§ **Available data**
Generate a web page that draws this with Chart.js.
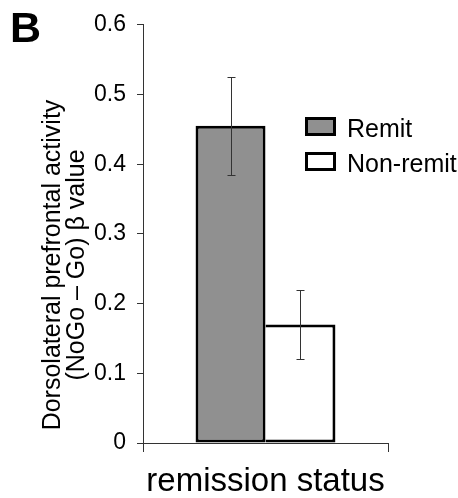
<!DOCTYPE html>
<html>
<head>
<meta charset="utf-8">
<script src="https://cdn.jsdelivr.net/npm/chart.js@4.4.1/dist/chart.umd.min.js"></script>
<style>
  html, body { margin: 0; padding: 0; background: #fff; }
  #wrap { width: 458px; height: 498px; }
</style>
</head>
<body>
<div id="wrap"><canvas id="chart" width="458" height="498"></canvas></div>
<script>
// ======================
// Datos
// ======================
const categories = [""];
const seriesNames = ["Remit", "Non-remit"];
const remitValues = [0.455];
const nonRemitValues = [0.17];
const remitErrLow = [0.385];
const remitErrHigh = [0.525];
const nonRemitErrLow = [0.12];
const nonRemitErrHigh = [0.22];
const yTickLabels = ["0", "0.1", "0.2", "0.3", "0.4", "0.5", "0.6"];
const yTitleLines = ["Dorsolateral prefrontal activity", "(NoGo \u2013 Go) \u03b2 value"];
const xTitle = "remission status";
const panelLabel = "B";

const FONT = "'Liberation Sans', Arial, sans-serif";
const seriesFill = ["#909090", "#ffffff"];

// ======================
// Plugins propios
// ======================
const errorBars = {
  id: "errorBars",
  afterDatasetsDraw(chart) {
    const ctx = chart.ctx;
    const y = chart.scales.y;
    const errs = [[remitErrLow, remitErrHigh], [nonRemitErrLow, nonRemitErrHigh]];
    ctx.save();
    ctx.strokeStyle = "#333";
    ctx.lineWidth = 1;
    errs.forEach(([lo, hi], di) => {
      chart.getDatasetMeta(di).data.forEach((bar, i) => {
        const x = Math.round(bar.x) + 0.5;
        const yl = Math.round(y.getPixelForValue(lo[i])) + 0.5;
        const yh = Math.round(y.getPixelForValue(hi[i])) + 0.5;
        ctx.beginPath();
        ctx.moveTo(x, yl); ctx.lineTo(x, yh);
        ctx.moveTo(x - 4, yl); ctx.lineTo(x + 4, yl);
        ctx.moveTo(x - 4, yh); ctx.lineTo(x + 4, yh);
        ctx.stroke();
      });
    });
    ctx.restore();
  }
};

const sideText = {
  id: "sideText",
  afterDraw(chart) {
    const ctx = chart.ctx;
    const ca = chart.chartArea;
    ctx.save();

    // leyenda
    const bx = ca.left + 162;
    const tops = [117, 152];
    chart.data.datasets.forEach((ds, i) => {
      ctx.fillStyle = ds.backgroundColor;
      ctx.fillRect(bx, tops[i], 31, 19);
      ctx.strokeStyle = "#000";
      ctx.lineWidth = 3;
      ctx.strokeRect(bx + 1.5, tops[i] + 1.5, 28, 16);
      ctx.fillStyle = "#000";
      ctx.font = "25px " + FONT;
      ctx.textBaseline = "alphabetic";
      ctx.textAlign = "left";
      ctx.fillText(ds.label, bx + 42, tops[i] + 20);
    });

    // titulo eje y (dos lineas)
    ctx.font = "25px " + FONT;
    ctx.textAlign = "center";
    ctx.textBaseline = "alphabetic";
    const baseX = [60, 84];
    yTitleLines.forEach((t, i) => {
      ctx.save();
      ctx.translate(baseX[i], 265);
      ctx.rotate(-Math.PI / 2);
      ctx.fillText(t, 0, 0);
      ctx.restore();
    });

    // letra del panel
    ctx.font = "bold 43px " + FONT;
    ctx.textAlign = "left";
    ctx.fillText(panelLabel, 10, 42);
    ctx.restore();
  }
};

// ======================
// Chart.js
// ======================
new Chart(document.getElementById("chart"), {
  type: "bar",
  data: {
    labels: categories,
    datasets: [
      {
        label: seriesNames[0],
        data: remitValues,
        backgroundColor: seriesFill[0],
        borderColor: "#000",
        borderWidth: 3,
        borderSkipped: false
      },
      {
        label: seriesNames[1],
        data: nonRemitValues,
        backgroundColor: seriesFill[1],
        borderColor: "#000",
        borderWidth: { top: 3, right: 3, bottom: 3, left: 0 },
        borderSkipped: false
      }
    ]
  },
  options: {
    responsive: false,
    animation: false,
    categoryPercentage: 0.571,
    barPercentage: 1.0,
    layout: { padding: { left: 0, right: 70, top: 20, bottom: 0 } },
    plugins: {
      legend: { display: false },
      tooltip: { enabled: false }
    },
    scales: {
      x: {
        offset: true,
        ticks: { display: false },
        grid: { offset: true, drawOnChartArea: false, tickLength: 9, color: "#333" },
        border: { color: "#333", width: 1 },
        title: {
          display: true,
          text: xTitle,
          color: "#000",
          font: { family: FONT, size: 33, lineHeight: 1 },
          padding: 0
        },
        afterFit: (s) => { s.height = 55; }
      },
      y: {
        min: 0,
        max: 0.6,
        ticks: {
          stepSize: 0.1,
          color: "#000",
          padding: 11,
          font: { family: FONT, size: 23 },
          callback: (v, i) => yTickLabels[i]
        },
        grid: { drawOnChartArea: false, tickLength: 6, color: "#333" },
        border: { color: "#333", width: 1 },
        afterFit: (s) => { s.width = 143; }
      }
    }
  },
  plugins: [errorBars, sideText]
});
</script>
</body>
</html>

§ **Task statement**
Repeat the material above word for word and skip every image in it.

§ **In response**
Generate a web page that draws this with Chart.js.
<!DOCTYPE html>
<html>
<head>
<meta charset="utf-8">
<script src="https://cdn.jsdelivr.net/npm/chart.js@4.4.1/dist/chart.umd.min.js"></script>
<style>
  html, body { margin: 0; padding: 0; background: #fff; }
  #wrap { width: 458px; height: 498px; }
</style>
</head>
<body>
<div id="wrap"><canvas id="chart" width="458" height="498"></canvas></div>
<script>
// ======================
// Datos
// ======================
const categories = [""];
const seriesNames = ["Remit", "Non-remit"];
const remitValues = [0.455];
const nonRemitValues = [0.17];
const remitErrLow = [0.385];
const remitErrHigh = [0.525];
const nonRemitErrLow = [0.12];
const nonRemitErrHigh = [0.22];
const yTickLabels = ["0", "0.1", "0.2", "0.3", "0.4", "0.5", "0.6"];
const yTitleLines = ["Dorsolateral prefrontal activity", "(NoGo \u2013 Go) \u03b2 value"];
const xTitle = "remission status";
const panelLabel = "B";

const FONT = "'Liberation Sans', Arial, sans-serif";
const seriesFill = ["#909090", "#ffffff"];

// ======================
// Plugins propios
// ======================
const errorBars = {
  id: "errorBars",
  afterDatasetsDraw(chart) {
    const ctx = chart.ctx;
    const y = chart.scales.y;
    const errs = [[remitErrLow, remitErrHigh], [nonRemitErrLow, nonRemitErrHigh]];
    ctx.save();
    ctx.strokeStyle = "#333";
    ctx.lineWidth = 1;
    errs.forEach(([lo, hi], di) => {
      chart.getDatasetMeta(di).data.forEach((bar, i) => {
        const x = Math.round(bar.x) + 0.5;
        const yl = Math.round(y.getPixelForValue(lo[i])) + 0.5;
        const yh = Math.round(y.getPixelForValue(hi[i])) + 0.5;
        ctx.beginPath();
        ctx.moveTo(x, yl); ctx.lineTo(x, yh);
        ctx.moveTo(x - 4, yl); ctx.lineTo(x + 4, yl);
        ctx.moveTo(x - 4, yh); ctx.lineTo(x + 4, yh);
        ctx.stroke();
      });
    });
    ctx.restore();
  }
};

const sideText = {
  id: "sideText",
  afterDraw(chart) {
    const ctx = chart.ctx;
    const ca = chart.chartArea;
    ctx.save();

    // leyenda
    const bx = ca.left + 162;
    const tops = [117, 152];
    chart.data.datasets.forEach((ds, i) => {
      ctx.fillStyle = ds.backgroundColor;
      ctx.fillRect(bx, tops[i], 31, 19);
      ctx.strokeStyle = "#000";
      ctx.lineWidth = 3;
      ctx.strokeRect(bx + 1.5, tops[i] + 1.5, 28, 16);
      ctx.fillStyle = "#000";
      ctx.font = "25px " + FONT;
      ctx.textBaseline = "alphabetic";
      ctx.textAlign = "left";
      ctx.fillText(ds.label, bx + 42, tops[i] + 20);
    });

    // titulo eje y (dos lineas)
    ctx.font = "25px " + FONT;
    ctx.textAlign = "center";
    ctx.textBaseline = "alphabetic";
    const baseX = [60, 84];
    yTitleLines.forEach((t, i) => {
      ctx.save();
      ctx.translate(baseX[i], 265);
      ctx.rotate(-Math.PI / 2);
      ctx.fillText(t, 0, 0);
      ctx.restore();
    });

    // letra del panel
    ctx.font = "bold 43px " + FONT;
    ctx.textAlign = "left";
    ctx.fillText(panelLabel, 10, 42);
    ctx.restore();
  }
};

// ======================
// Chart.js
// ======================
new Chart(document.getElementById("chart"), {
  type: "bar",
  data: {
    labels: categories,
    datasets: [
      {
        label: seriesNames[0],
        data: remitValues,
        backgroundColor: seriesFill[0],
        borderColor: "#000",
        borderWidth: 3,
        borderSkipped: false
      },
      {
        label: seriesNames[1],
        data: nonRemitValues,
        backgroundColor: seriesFill[1],
        borderColor: "#000",
        borderWidth: { top: 3, right: 3, bottom: 3, left: 0 },
        borderSkipped: false
      }
    ]
  },
  options: {
    responsive: false,
    animation: false,
    categoryPercentage: 0.571,
    barPercentage: 1.0,
    layout: { padding: { left: 0, right: 70, top: 20, bottom: 0 } },
    plugins: {
      legend: { display: false },
      tooltip: { enabled: false }
    },
    scales: {
      x: {
        offset: true,
        ticks: { display: false },
        grid: { offset: true, drawOnChartArea: false, tickLength: 9, color: "#333" },
        border: { color: "#333", width: 1 },
        title: {
          display: true,
          text: xTitle,
          color: "#000",
          font: { family: FONT, size: 33, lineHeight: 1 },
          padding: 0
        },
        afterFit: (s) => { s.height = 55; }
      },
      y: {
        min: 0,
        max: 0.6,
        ticks: {
          stepSize: 0.1,
          color: "#000",
          padding: 11,
          font: { family: FONT, size: 23 },
          callback: (v, i) => yTickLabels[i]
        },
        grid: { drawOnChartArea: false, tickLength: 6, color: "#333" },
        border: { color: "#333", width: 1 },
        afterFit: (s) => { s.width = 143; }
      }
    }
  },
  plugins: [errorBars, sideText]
});
</script>
</body>
</html>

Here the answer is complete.